# [What the exercise asks]
Each entry below should be written out exactly as it is, with no pictures.

[Plotting code records]
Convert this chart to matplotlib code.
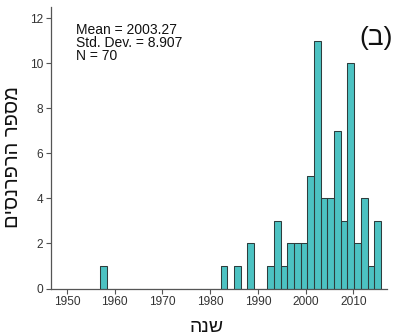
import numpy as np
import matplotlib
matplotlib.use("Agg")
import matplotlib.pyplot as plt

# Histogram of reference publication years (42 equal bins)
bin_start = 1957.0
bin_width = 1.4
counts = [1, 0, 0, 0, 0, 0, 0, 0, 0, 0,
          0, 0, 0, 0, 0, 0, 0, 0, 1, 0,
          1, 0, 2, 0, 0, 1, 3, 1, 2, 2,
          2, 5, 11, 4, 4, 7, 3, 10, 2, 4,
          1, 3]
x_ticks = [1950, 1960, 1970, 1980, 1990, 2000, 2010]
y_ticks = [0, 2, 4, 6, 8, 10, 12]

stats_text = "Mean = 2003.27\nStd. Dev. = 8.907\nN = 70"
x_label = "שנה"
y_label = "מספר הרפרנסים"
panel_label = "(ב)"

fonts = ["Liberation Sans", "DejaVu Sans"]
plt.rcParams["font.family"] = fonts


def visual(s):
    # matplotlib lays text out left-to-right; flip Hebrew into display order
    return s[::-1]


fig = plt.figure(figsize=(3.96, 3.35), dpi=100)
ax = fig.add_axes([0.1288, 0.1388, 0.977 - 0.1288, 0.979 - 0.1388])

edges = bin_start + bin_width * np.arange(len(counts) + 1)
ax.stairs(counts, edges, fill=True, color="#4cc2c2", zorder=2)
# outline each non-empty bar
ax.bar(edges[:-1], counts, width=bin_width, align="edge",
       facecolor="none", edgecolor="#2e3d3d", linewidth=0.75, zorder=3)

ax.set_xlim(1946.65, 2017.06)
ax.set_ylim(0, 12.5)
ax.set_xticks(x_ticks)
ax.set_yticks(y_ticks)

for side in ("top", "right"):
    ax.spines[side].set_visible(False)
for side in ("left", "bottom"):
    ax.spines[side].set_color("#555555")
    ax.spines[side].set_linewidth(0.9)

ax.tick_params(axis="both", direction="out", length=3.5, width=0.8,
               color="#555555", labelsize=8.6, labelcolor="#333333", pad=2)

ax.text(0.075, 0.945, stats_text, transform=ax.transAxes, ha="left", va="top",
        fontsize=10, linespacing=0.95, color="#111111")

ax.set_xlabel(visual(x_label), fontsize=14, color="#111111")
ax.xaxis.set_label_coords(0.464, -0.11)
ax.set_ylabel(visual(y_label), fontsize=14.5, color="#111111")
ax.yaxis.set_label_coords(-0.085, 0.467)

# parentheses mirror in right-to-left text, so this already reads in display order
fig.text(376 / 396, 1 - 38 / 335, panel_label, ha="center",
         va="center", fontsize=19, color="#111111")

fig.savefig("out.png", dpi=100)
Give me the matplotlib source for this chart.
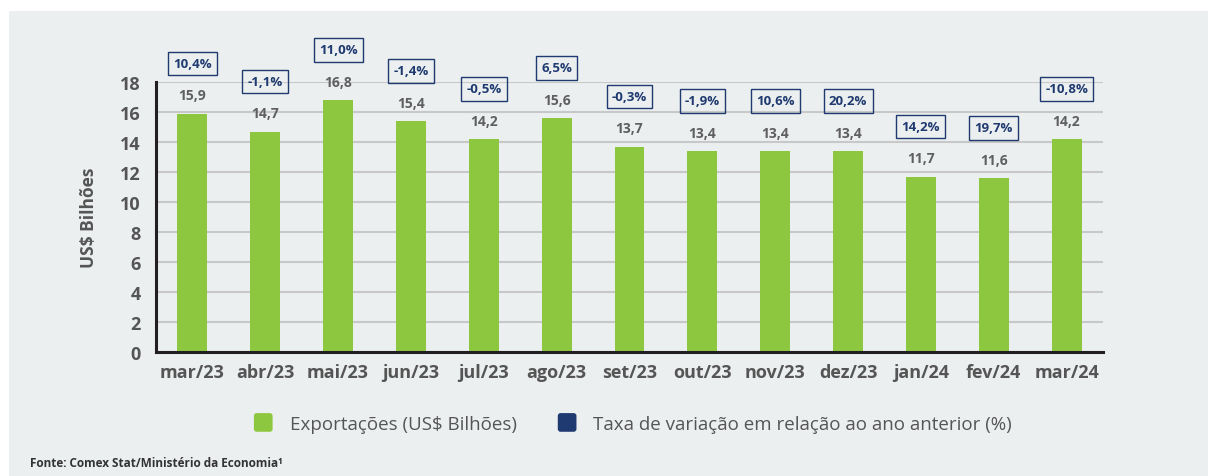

# [Solution to this task]
Convert this chart to matplotlib code.
import numpy as np
import matplotlib
matplotlib.use("Agg")
import matplotlib.pyplot as plt

# Histogram of reference publication years (42 equal bins)
bin_start = 1957.0
bin_width = 1.4
counts = [1, 0, 0, 0, 0, 0, 0, 0, 0, 0,
          0, 0, 0, 0, 0, 0, 0, 0, 1, 0,
          1, 0, 2, 0, 0, 1, 3, 1, 2, 2,
          2, 5, 11, 4, 4, 7, 3, 10, 2, 4,
          1, 3]
x_ticks = [1950, 1960, 1970, 1980, 1990, 2000, 2010]
y_ticks = [0, 2, 4, 6, 8, 10, 12]

stats_text = "Mean = 2003.27\nStd. Dev. = 8.907\nN = 70"
x_label = "שנה"
y_label = "מספר הרפרנסים"
panel_label = "(ב)"

fonts = ["Liberation Sans", "DejaVu Sans"]
plt.rcParams["font.family"] = fonts


def visual(s):
    # matplotlib lays text out left-to-right; flip Hebrew into display order
    return s[::-1]


fig = plt.figure(figsize=(3.96, 3.35), dpi=100)
ax = fig.add_axes([0.1288, 0.1388, 0.977 - 0.1288, 0.979 - 0.1388])

edges = bin_start + bin_width * np.arange(len(counts) + 1)
ax.stairs(counts, edges, fill=True, color="#4cc2c2", zorder=2)
# outline each non-empty bar
ax.bar(edges[:-1], counts, width=bin_width, align="edge",
       facecolor="none", edgecolor="#2e3d3d", linewidth=0.75, zorder=3)

ax.set_xlim(1946.65, 2017.06)
ax.set_ylim(0, 12.5)
ax.set_xticks(x_ticks)
ax.set_yticks(y_ticks)

for side in ("top", "right"):
    ax.spines[side].set_visible(False)
for side in ("left", "bottom"):
    ax.spines[side].set_color("#555555")
    ax.spines[side].set_linewidth(0.9)

ax.tick_params(axis="both", direction="out", length=3.5, width=0.8,
               color="#555555", labelsize=8.6, labelcolor="#333333", pad=2)

ax.text(0.075, 0.945, stats_text, transform=ax.transAxes, ha="left", va="top",
        fontsize=10, linespacing=0.95, color="#111111")

ax.set_xlabel(visual(x_label), fontsize=14, color="#111111")
ax.xaxis.set_label_coords(0.464, -0.11)
ax.set_ylabel(visual(y_label), fontsize=14.5, color="#111111")
ax.yaxis.set_label_coords(-0.085, 0.467)

# parentheses mirror in right-to-left text, so this already reads in display order
fig.text(376 / 396, 1 - 38 / 335, panel_label, ha="center",
         va="center", fontsize=19, color="#111111")

fig.savefig("out.png", dpi=100)
Give me the matplotlib source for this chart.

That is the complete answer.